The deadline was set by the regulatory body, the Mozambique National Communications Institute (INCM), which warned of heavy fines for companies that failed to block unregistered SIM cards.
At a Maputo press conference on Wednesday, the director of postal and telecommunications services in the INCM, Massingue Apala, said that in the weeks preceding the deadline about two million SIM cards were registered out of more than seven million that were in an “irregular situation”.
The clients whose cards have been blocked will only be able to use them again, once they have registered them with the operators, said Apala.
The number of registered SIM cards is 12,439,070, he announced, and the total number yet to be registered is 5,727,292.
Since the total Mozambican population is around 26 million, half of whom are under the age of 15, these numbers seem high. But registration began in 2010, and some of the cards, both registered and unregistered, certainly belong to people who have died, or whose cards have been lost or stolen, or who have switched phone operator. Furthermore, some clients own cards from more than one operator.
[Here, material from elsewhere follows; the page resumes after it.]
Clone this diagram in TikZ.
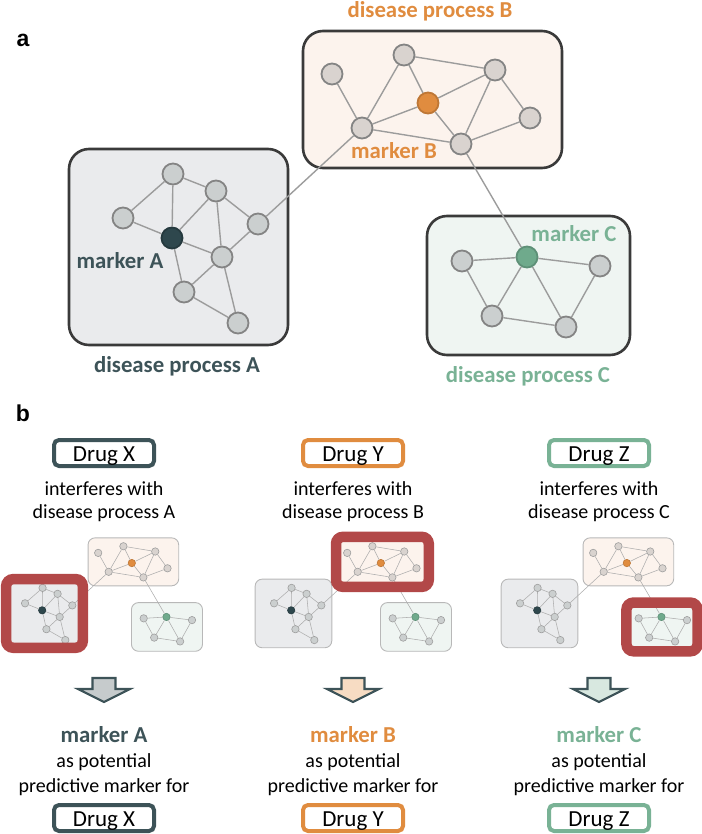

“The objective of blocking SIM cards is to promote the responsible use of telephones and guarantee the protection of citizens”, said Apala. The process was “irreversible”, he added, and since it began more than six years ago, users have had more than enough time to register their cards.
To register, he said, a client needs to present a recognised form of identity document. But in the absence of any document, the client can instead present two witnesses who will testify to his or her identity.
Registration is free of charge, and Apala urged anyone who has been illicitly charged to report the matter to the authorities.
The government first demanded SIM card registration in the wake of the Maputo riots against price increases of 1-2 September 2010. It was argued that the rioters had been mobilized through mobile phone text messages, and so, to avoid the abuse of mobile phones for criminal purposes, all SIM cards should be registered.
The phone companies pointed out that registering all the cards was an enormous task and successfully lobbied the government to extend the deadline. Then, as the riots faded from memory, registration seemed less urgent and dropped off the agenda.
But when Carlos Mesquita became Minister of Transport and Communications in January 2015, he revised the demand for registration. In February 2015, he gave the three companies a month to complete the registration.
Once again, government deadlines proved unrealistic. But in August 2015 the government issued a decree, and threatened companies which failed to register their clients with fines of up to six million meticais (about 126,000 US dollars, at the exchange rate of the time). For a further year, the INCM kept issuing new deadlines for SIM card registration, but the final deadline, 1 December, proved real.
The abuse of mobile phones is not restricted to organizing riots. The criminal gangs involved in the wave of kidnappings that have rocked Mozambican cities since late 2011 use mobile phones to contact their victims’ relatives and demand ransoms. The authorities believe that obligatory SIM card registration will make it easier to track the owners of phones used to commit crimes.